A number of organizations seek to connect, share best practices, and disseminate information and images of missing children to improve the effectiveness of missing children investigations, including the International Commission on Missing Persons, the International Centre for Missing & Exploited Children (ICMEC), as well as national organizations, including the National Center for Missing & Exploited Children in the US, Missing People in the UK, Child Focus in Belgium, and The Smile of the Child in Greece.

Reasons

People disappear for many reasons. Some individuals choose to disappear, for others disappearance is inadvertent (e.g. getting lost) or it is imposed on them (abduction/imprisonment). Reasons for disappearance may include:

  • To escape domestic abuse.
  • Leaving home to live in an unknown place under a new identity.
  • Becoming the victim of kidnapping.
  • Child abduction by a non-custodial parent or other relative.
  • Seizure by the federal authorities (Military, law enforcement, government) and imprisoned / detained indefinitely / tortured fatally / non fatally for an unknown period of time in an undisclosed guarded location without due process of law (see forced disappearance).
  • Suicide in a remote location or under an assumed name (generally to spare their families the suicide at home or to allow their deaths to be eventually declared in absentia).
  • Victim of murder (body disguised, destroyed, or hidden).
  • Mental illness or other ailments such as Alzheimer's disease can cause people to forget where or who they are.
  • Death by natural causes (disease) or accident far from home without identification.
  • Becoming lost accidentally in remote areas, including when participating in outdoor recreation or labour (hiking, mountaineering, hunting, etc.)
  • Disappearance to take advantage of better employment or living conditions elsewhere.
  • Sold into slavery, serfdom, sexual servitude, or other unfree labor.
  • To avoid discovery of a crime or apprehension by law-enforcement authorities, (See also failure to appear.) and punishment after committing a such crime (murder, theft, rape, terrorism, fraud, etc.).
  • Joining a cult or other religious organization that requires no contact to the outside world.
  • To avoid war or persecution during a genocide.
  • As a consequence of war - e.g. missing in action, impressment, collateral damage
  • To escape famine or natural disaster.
  • Death by floods, flash floods, debris flows, hurricanes, tsunamis and tornadoes.
  • Death in the water, with no body recovered.
  • Aviation accident where no wreckage is found or ship wreck where no wreckage is found
  • Desertion during war or absent without leave (AWOL).
  • To avoid conscription.
  • Hostage.
  • To avoid paying someone or something.

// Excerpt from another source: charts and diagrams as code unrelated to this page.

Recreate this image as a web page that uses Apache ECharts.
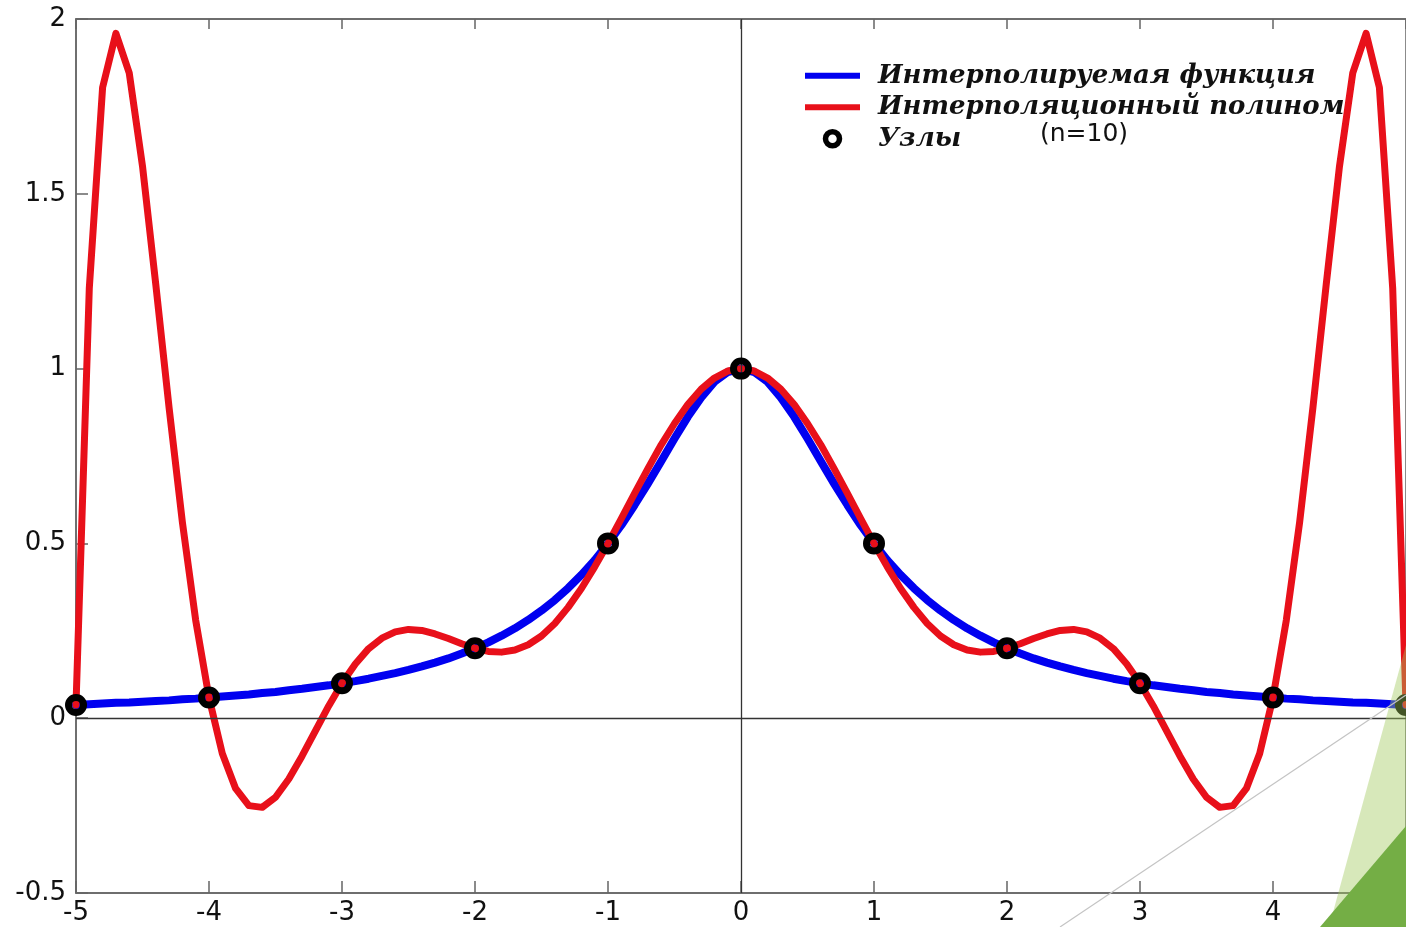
<!DOCTYPE html>
<html>
<head>
<meta charset="utf-8">
<script src="https://cdn.jsdelivr.net/npm/echarts@6/dist/echarts.min.js"></script>
<style>
html,body{margin:0;padding:0;background:#ffffff;}
#chart{width:1406px;height:927px;}
</style>
</head>
<body>
<div id="chart"></div>
<script>
// x sample points
const xValues = [
 -5.0,-4.9,-4.8,-4.7,-4.6,-4.5,-4.4,-4.3,-4.2,-4.1,
 -4.0,-3.9,-3.8,-3.7,-3.6,-3.5,-3.4,-3.3,-3.2,-3.1,
 -3.0,-2.9,-2.8,-2.7,-2.6,-2.5,-2.4,-2.3,-2.2,-2.1,
 -2.0,-1.9,-1.8,-1.7,-1.6,-1.5,-1.4,-1.3,-1.2,-1.1,
 -1.0,-0.9,-0.8,-0.7,-0.6,-0.5,-0.4,-0.3,-0.2,-0.1,
 0.0,
 0.1,0.2,0.3,0.4,0.5,0.6,0.7,0.8,0.9,1.0,
 1.1,1.2,1.3,1.4,1.5,1.6,1.7,1.8,1.9,2.0,
 2.1,2.2,2.3,2.4,2.5,2.6,2.7,2.8,2.9,3.0,
 3.1,3.2,3.3,3.4,3.5,3.6,3.7,3.8,3.9,4.0,
 4.1,4.2,4.3,4.4,4.5,4.6,4.7,4.8,4.9,5.0
];
// interpolated function (blue)
const functionValues = [
 0.038,0.040,0.042,0.044,0.045,0.047,0.049,0.051,0.054,0.056,
 0.059,0.062,0.065,0.068,0.072,0.075,0.080,0.084,0.089,0.094,
 0.100,0.106,0.113,0.121,0.129,0.138,0.148,0.159,0.171,0.185,
 0.200,0.217,0.236,0.257,0.281,0.308,0.338,0.372,0.410,0.452,
 0.500,0.552,0.610,0.671,0.735,0.800,0.862,0.917,0.962,0.990,
 1.000,
 0.990,0.962,0.917,0.862,0.800,0.735,0.671,0.610,0.552,0.500,
 0.452,0.410,0.372,0.338,0.308,0.281,0.257,0.236,0.217,0.200,
 0.185,0.171,0.159,0.148,0.138,0.129,0.121,0.113,0.106,0.100,
 0.094,0.089,0.084,0.080,0.075,0.072,0.068,0.065,0.062,0.059,
 0.056,0.054,0.051,0.049,0.047,0.045,0.044,0.042,0.040,0.038
];
// interpolation polynomial (red)
const polynomialValues = [
 0.038,1.230,1.804,1.959,1.846,1.579,1.240,0.888,0.560,0.280,
 0.059,-0.101,-0.201,-0.250,-0.255,-0.226,-0.174,-0.108,-0.036,0.035,
 0.100,0.155,0.199,0.229,0.247,0.254,0.251,0.241,0.228,0.213,
 0.200,0.191,0.189,0.195,0.210,0.235,0.271,0.317,0.371,0.433,
 0.500,0.571,0.643,0.714,0.782,0.843,0.897,0.941,0.973,0.993,
 1.000,
 0.993,0.973,0.941,0.897,0.843,0.782,0.714,0.643,0.571,0.500,
 0.433,0.371,0.317,0.271,0.235,0.210,0.195,0.189,0.191,0.200,
 0.213,0.228,0.241,0.251,0.254,0.247,0.229,0.199,0.155,0.100,
 0.035,-0.036,-0.108,-0.174,-0.226,-0.255,-0.250,-0.201,-0.101,0.059,
 0.280,0.560,0.888,1.240,1.579,1.846,1.959,1.804,1.230,0.038
];
// nodes
const nodeX = [-5,-4,-3,-2,-1,0,1,2,3,4,5];
const nodeY = [0.038,0.059,0.100,0.200,0.500,1.000,0.500,0.200,0.100,0.059,0.038];
// tick labels
const xTickLabels = ['-5','-4','-3','-2','-1','0','1','2','3','4','5'];
const yTickLabels = ['-0.5','0','0.5','1','1.5','2'];

const seriesNames = ['Интерполируемая функция','Интерполяционный полином','Узлы'];
const noteText = '(n=10)';

const xMin = Number(xTickLabels[0]), xMax = Number(xTickLabels[xTickLabels.length-1]);
const yMin = Number(yTickLabels[0]), yMax = Number(yTickLabels[yTickLabels.length-1]);

const axisColor = '#666666';
const labelFont = 'DejaVu Sans';

const chart = echarts.init(document.getElementById('chart'), null, {renderer:'canvas'});
chart.setOption({
  animation: false,
  backgroundColor: '#ffffff',
  grid: {left: 76, right: 0, top: 19, bottom: 34, containLabel: false, outerBoundsMode: 'none',
         show: true, borderColor: axisColor, borderWidth: 1.5, backgroundColor: 'transparent'},
  xAxis: [
    {
      type: 'value', min: xMin, max: xMax, interval: 1, position: 'bottom',
      axisLine: {show: true, onZero: false, lineStyle: {color: axisColor, width: 1.5}},
      axisTick: {show: true, inside: true, length: 12, lineStyle: {color: axisColor, width: 1.5}},
      axisLabel: {fontSize: 26, fontFamily: labelFont, color: '#111111', margin: 7,
        formatter: function (v) { const i = Math.round(v - xMin); return xTickLabels[i] !== undefined ? xTickLabels[i] : String(v); }},
      splitLine: {show: false}
    },
    {
      type: 'value', min: xMin, max: xMax, interval: 1, position: 'top',
      axisLine: {show: true, onZero: false, lineStyle: {color: axisColor, width: 1.5}},
      axisTick: {show: true, inside: true, length: 10, lineStyle: {color: axisColor, width: 1.5}},
      axisLabel: {show: false},
      splitLine: {show: false}
    }
  ],
  yAxis: {
    type: 'value', min: yMin, max: yMax, interval: 0.5,
    axisLine: {show: true, onZero: false, lineStyle: {color: axisColor, width: 1.5}},
    axisTick: {show: true, inside: true, length: 12, lineStyle: {color: axisColor, width: 1.5}},
    axisLabel: {fontSize: 26, fontFamily: labelFont, color: '#111111', margin: 10,
      formatter: function (v) { const i = Math.round((v - yMin) / 0.5); return yTickLabels[i] !== undefined ? yTickLabels[i] : String(v); }},
    splitLine: {show: false}
  },
  legend: {
    orient: 'vertical', left: 800, top: 55,
    itemWidth: 55, itemHeight: 14, itemGap: 0,
    selectedMode: false,
    textStyle: {fontFamily: 'DejaVu Serif', fontStyle: 'italic', fontWeight: 'bold', fontSize: 26, color: '#111111', lineHeight: 31.5, padding: [0, 0, 0, 13]},
    data: [
      {name: seriesNames[0], icon: 'path://M0 0H55V6H0Z', itemStyle: {color: '#0000f0', borderWidth: 0}},
      {name: seriesNames[1], icon: 'path://M0 0H55V6H0Z', itemStyle: {color: '#e8101a', borderWidth: 0}},
      {name: seriesNames[2], icon: 'circle', itemStyle: {color: '#ffffff', borderColor: '#000000', borderWidth: 5.5}}
    ]
  },
  series: [
    {
      name: seriesNames[0], type: 'line', xAxisIndex: 0,
      data: xValues.map((x, i) => [x, functionValues[i]]),
      showSymbol: false, symbol: 'none', smooth: false, z: 2,
      lineStyle: {color: '#0000f0', width: 8, cap: 'round', join: 'round'},
      itemStyle: {color: '#0000f0'},
      emphasis: {disabled: true},
      markLine: {
        silent: true, symbol: ['none', 'none'], label: {show: false}, animation: false,
        lineStyle: {color: '#333333', width: 1.3, type: 'solid'},
        emphasis: {disabled: true},
        data: [{xAxis: 0}, {yAxis: 0}]
      }
    },
    {
      name: seriesNames[1], type: 'line', xAxisIndex: 0,
      data: xValues.map((x, i) => [x, polynomialValues[i]]),
      showSymbol: false, symbol: 'none', smooth: false, z: 3,
      lineStyle: {color: '#e8101a', width: 7, cap: 'round', join: 'round'},
      itemStyle: {color: '#e8101a'},
      emphasis: {disabled: true}
    },
    {
      name: seriesNames[2], type: 'scatter', xAxisIndex: 0,
      data: nodeX.map((x, i) => [x, nodeY[i]]),
      symbol: 'circle', symbolSize: 15, z: 5,
      itemStyle: {color: 'rgba(0,0,0,0)', borderColor: '#000000', borderWidth: 7, opacity: 1},
      emphasis: {disabled: true}
    }
  ],
  graphic: [
    {type: 'text', left: 1040, top: 122, z: 10,
     style: {text: noteText, font: '25px "DejaVu Sans"', fill: '#111111'}},
    {type: 'polygon', z: 20, silent: true,
     shape: {points: [[1329, 927], [1406, 645], [1406, 927]]},
     style: {fill: 'rgba(160,200,90,0.42)'}},
    {type: 'polygon', z: 21, silent: true,
     shape: {points: [[1320, 927], [1406, 826], [1406, 927]]},
     style: {fill: '#74ae45'}},
    {type: 'line', z: 22, silent: true,
     shape: {x1: 1060, y1: 927, x2: 1406, y2: 695},
     style: {stroke: '#c4c4c4', lineWidth: 1.2}}
  ]
});
</script>
</body>
</html>
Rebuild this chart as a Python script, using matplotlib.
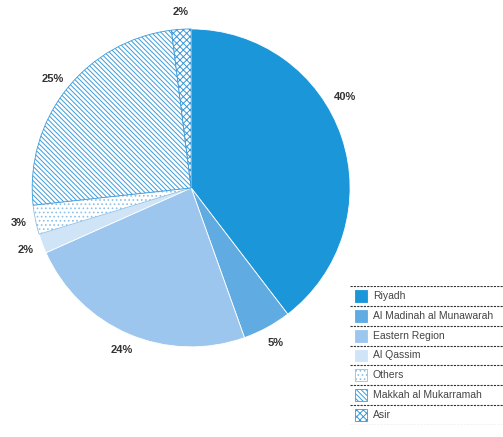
import matplotlib.pyplot as plt
from matplotlib.patches import Rectangle

plt.rcParams['font.family'] = ['Liberation Sans', 'DejaVu Sans']
plt.rcParams['hatch.linewidth'] = 0.7

# 数据
regions = ['Riyadh', 'Al Madinah al Munawarah', 'Eastern Region', 'Al Qassim',
           'Others', 'Makkah al Mukarramah', 'Asir']
shares = [40, 5, 24, 2, 3, 25, 2]
pct_labels = ['40%', '5%', '24%', '2%', '3%', '25%', '2%']

# 样式
faces = ['#1b96d9', '#5fabe2', '#9cc6ee', '#cfe4f7', 'white', 'white', 'white']
edges = ['white', 'white', 'white', 'white', '#8fc0e6', '#3d9cdb', '#3a98d8']
hatches = [None, None, None, None, '....', '\\\\\\\\\\\\\\', 'xxxxx']

fig = plt.figure(figsize=(5.03, 4.37), dpi=100)
ax = fig.add_axes([0.064, 0.206, 0.632, 0.728])

wedges, texts = ax.pie(shares, labels=pct_labels, startangle=90, counterclock=False,
                       labeldistance=1.11, radius=1.0,
                       wedgeprops=dict(linewidth=0.6),
                       textprops=dict(fontsize=8, fontweight='bold', color='#333333'))
for w, fc, ec, h in zip(wedges, faces, edges, hatches):
    w.set_facecolor(fc)
    w.set_edgecolor(ec)
    if h:
        w.set_hatch(h)
for t in texts:
    t.set_ha('center')
    t.set_va('center')
# 40% 标签位置偏上
texts[0].set_position((0.97, 0.57))
ax.set_xlim(-1, 1)
ax.set_ylim(-1, 1)
ax.set_aspect('equal')

# 图例
lax = fig.add_axes([350 / 503, 1 - 425 / 437, 153 / 503, 139 / 437])
lax.set_xlim(0, 1)
lax.set_ylim(len(regions), 0)
lax.axis('off')
for i, (name, fc, ec, h) in enumerate(zip(regions, faces, edges, hatches)):
    lax.add_patch(Rectangle((0.03, i + 0.2), 0.08, 0.6, facecolor=fc,
                            edgecolor=ec if h else fc, hatch=h, linewidth=0.6))
    lax.text(0.15, i + 0.5, name, fontsize=7.5, color='#444444', va='center')
for i in range(len(regions) + 1):
    lax.axhline(i, color='#333333', linewidth=0.8, linestyle=(0, (2, 1)))

fig.savefig('out.png', dpi=100)
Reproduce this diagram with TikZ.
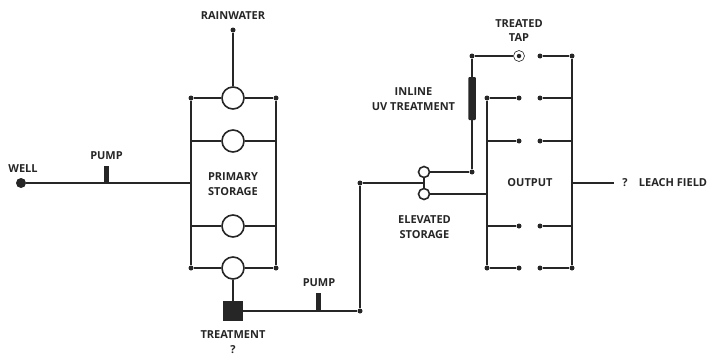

Categories of missing children

  • Runaways: Minors who run away from home, from the institution where they have been placed, or from the people responsible for their care.
  • Thrownaways: Minors who are abandoned by their parents or guardians.
  • Parental abduction: Minors who are abducted by their parents or guardians for unknown reasons.
  • Non-parental abduction: Minors who are abducted by non-parental means. (e.g. random kidnapping on streets by random people.)
  • Missing unaccompanied migrant minors: Disappearances of migrant children, nationals of a country in which there is no free movement of persons, under the age of 18 who have been separated from both parents and are not being cared for by an adult, who by law is responsible for doing so.
  • Lost, injured or otherwise missing children: Disappearances for no apparent reason of minors who got lost (e.g., young children at the seaside in summer) or hurt themselves and cannot be found immediately (e.g. accidents during sport activities, at youth camps, etc.), as well as children whose reason for disappearing has not yet been determined or found.